DATA RECORDS ->

* START *

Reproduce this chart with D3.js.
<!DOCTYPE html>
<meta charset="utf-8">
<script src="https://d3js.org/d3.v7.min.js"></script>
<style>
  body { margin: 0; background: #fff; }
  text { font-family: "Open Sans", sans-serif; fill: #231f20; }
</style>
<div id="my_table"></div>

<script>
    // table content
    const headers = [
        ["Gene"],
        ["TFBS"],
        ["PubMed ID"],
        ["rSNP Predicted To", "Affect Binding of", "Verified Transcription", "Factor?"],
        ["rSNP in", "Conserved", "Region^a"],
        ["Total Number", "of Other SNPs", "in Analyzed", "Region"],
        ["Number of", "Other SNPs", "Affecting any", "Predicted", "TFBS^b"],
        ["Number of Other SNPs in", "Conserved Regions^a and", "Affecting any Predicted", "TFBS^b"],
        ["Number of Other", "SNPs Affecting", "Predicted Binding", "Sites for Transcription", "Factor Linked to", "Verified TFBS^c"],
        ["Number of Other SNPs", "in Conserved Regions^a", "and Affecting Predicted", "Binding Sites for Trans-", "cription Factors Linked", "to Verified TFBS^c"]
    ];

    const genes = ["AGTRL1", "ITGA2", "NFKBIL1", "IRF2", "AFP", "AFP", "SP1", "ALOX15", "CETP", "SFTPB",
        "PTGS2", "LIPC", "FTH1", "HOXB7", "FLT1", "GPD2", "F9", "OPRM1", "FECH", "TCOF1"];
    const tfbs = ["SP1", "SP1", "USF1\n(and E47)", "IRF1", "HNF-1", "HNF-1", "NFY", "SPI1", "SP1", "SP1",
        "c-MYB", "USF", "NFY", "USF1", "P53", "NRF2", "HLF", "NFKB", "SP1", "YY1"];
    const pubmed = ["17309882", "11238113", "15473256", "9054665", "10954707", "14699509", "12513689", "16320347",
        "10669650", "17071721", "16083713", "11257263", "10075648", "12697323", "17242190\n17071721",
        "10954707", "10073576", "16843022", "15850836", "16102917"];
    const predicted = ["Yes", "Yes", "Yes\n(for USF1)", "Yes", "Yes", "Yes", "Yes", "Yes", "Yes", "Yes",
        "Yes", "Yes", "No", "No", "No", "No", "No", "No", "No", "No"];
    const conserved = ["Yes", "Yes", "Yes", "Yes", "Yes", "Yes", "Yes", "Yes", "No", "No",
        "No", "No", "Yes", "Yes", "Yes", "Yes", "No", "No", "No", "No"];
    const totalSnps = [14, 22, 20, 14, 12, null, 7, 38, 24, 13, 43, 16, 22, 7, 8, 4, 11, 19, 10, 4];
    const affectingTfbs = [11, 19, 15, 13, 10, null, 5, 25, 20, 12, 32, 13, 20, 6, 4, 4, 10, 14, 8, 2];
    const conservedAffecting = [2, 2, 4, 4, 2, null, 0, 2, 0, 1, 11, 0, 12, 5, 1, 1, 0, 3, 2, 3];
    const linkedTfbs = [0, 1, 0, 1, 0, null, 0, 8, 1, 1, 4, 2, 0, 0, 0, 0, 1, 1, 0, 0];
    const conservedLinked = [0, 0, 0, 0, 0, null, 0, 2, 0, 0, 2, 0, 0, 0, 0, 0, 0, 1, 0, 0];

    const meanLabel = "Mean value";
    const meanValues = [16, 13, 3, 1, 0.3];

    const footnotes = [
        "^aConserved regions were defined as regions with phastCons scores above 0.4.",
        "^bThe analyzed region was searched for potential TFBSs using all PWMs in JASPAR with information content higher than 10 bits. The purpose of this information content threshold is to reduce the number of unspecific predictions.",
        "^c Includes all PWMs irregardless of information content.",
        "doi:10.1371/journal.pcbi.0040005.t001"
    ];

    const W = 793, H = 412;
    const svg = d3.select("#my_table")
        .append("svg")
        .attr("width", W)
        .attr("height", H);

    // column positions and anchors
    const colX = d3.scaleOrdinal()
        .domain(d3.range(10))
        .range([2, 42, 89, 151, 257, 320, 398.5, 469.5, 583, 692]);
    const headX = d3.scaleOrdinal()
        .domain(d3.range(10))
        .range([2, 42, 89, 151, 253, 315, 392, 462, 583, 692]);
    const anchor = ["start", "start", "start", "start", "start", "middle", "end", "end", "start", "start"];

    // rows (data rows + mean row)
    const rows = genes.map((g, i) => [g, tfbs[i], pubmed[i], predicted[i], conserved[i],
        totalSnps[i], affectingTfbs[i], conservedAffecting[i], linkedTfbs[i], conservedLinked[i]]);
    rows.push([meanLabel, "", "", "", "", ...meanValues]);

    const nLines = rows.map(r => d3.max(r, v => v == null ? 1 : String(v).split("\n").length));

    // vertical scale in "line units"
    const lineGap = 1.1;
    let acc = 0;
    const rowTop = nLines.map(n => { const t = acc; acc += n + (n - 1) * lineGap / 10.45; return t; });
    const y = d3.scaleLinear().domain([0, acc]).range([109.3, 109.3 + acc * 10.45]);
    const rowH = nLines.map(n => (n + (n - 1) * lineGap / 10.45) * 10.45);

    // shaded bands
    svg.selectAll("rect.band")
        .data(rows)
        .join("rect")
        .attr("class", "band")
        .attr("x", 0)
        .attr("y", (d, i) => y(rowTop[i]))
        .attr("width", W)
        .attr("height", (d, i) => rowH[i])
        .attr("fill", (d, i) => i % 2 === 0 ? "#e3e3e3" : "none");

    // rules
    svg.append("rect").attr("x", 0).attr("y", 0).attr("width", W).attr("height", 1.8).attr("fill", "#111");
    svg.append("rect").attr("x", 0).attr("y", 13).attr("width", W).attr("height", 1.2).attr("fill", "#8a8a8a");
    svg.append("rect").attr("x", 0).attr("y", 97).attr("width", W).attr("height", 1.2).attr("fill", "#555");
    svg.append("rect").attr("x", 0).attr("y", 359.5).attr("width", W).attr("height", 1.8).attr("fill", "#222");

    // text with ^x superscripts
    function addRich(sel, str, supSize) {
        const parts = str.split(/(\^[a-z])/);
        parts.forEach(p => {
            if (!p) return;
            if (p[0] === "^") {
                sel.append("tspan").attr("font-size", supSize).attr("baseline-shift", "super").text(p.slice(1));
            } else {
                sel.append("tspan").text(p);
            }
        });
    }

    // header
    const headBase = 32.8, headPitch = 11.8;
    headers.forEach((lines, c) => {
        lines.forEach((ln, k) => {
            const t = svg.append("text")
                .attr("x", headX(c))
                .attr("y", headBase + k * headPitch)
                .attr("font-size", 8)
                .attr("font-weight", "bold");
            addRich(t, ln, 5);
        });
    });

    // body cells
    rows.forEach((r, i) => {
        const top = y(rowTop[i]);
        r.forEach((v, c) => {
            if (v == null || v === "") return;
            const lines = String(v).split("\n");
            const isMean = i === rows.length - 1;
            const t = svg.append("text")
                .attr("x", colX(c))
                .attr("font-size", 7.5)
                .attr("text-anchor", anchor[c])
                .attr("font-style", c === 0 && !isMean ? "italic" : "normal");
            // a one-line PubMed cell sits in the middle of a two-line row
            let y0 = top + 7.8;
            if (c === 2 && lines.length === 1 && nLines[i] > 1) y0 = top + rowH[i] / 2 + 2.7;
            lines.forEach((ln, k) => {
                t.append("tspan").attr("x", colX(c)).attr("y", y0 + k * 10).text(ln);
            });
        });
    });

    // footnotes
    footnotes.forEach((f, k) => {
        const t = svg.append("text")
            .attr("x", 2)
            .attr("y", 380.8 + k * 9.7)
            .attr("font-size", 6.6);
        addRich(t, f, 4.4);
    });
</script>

* END *
* START *

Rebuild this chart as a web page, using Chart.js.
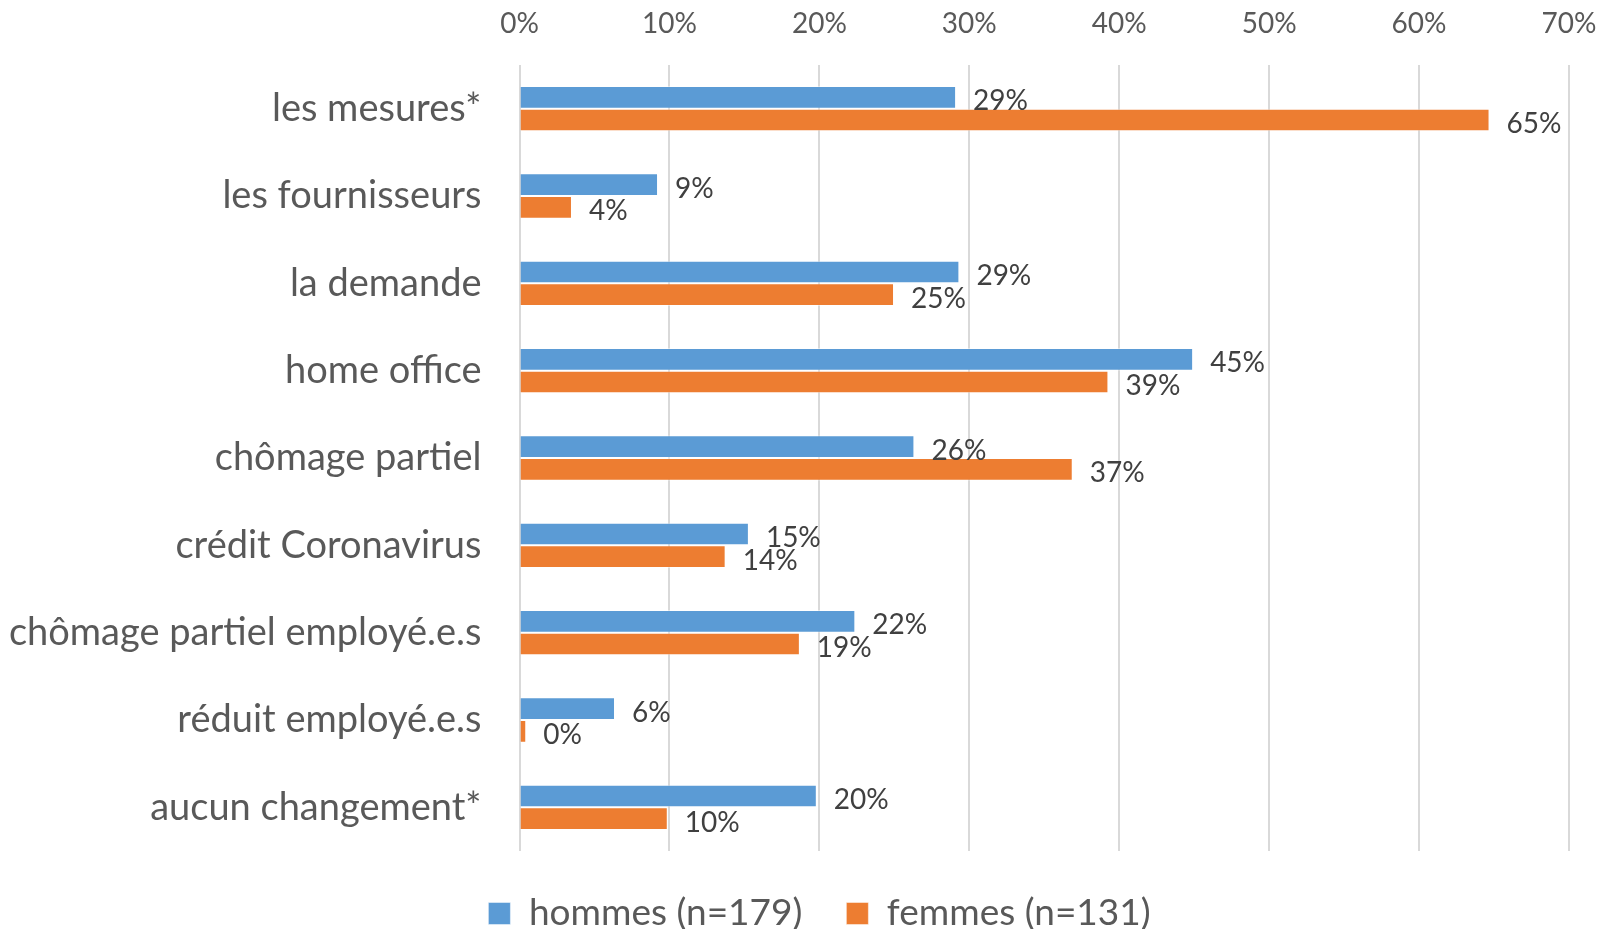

* END *
* START *

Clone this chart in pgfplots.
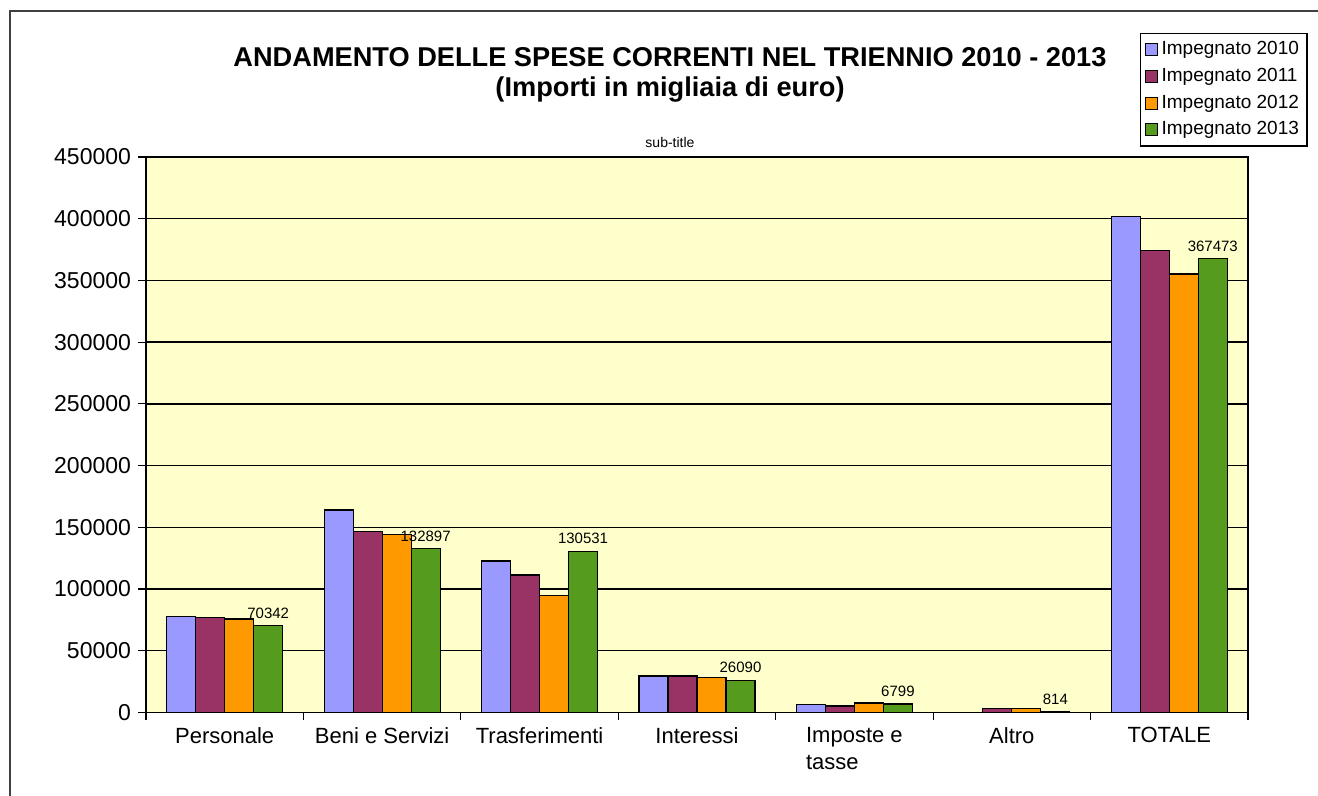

* END *

THE EXERCISE -> How many lines of the records contain the string "using"? Respond with the number alone.

FINAL RESULT -> 2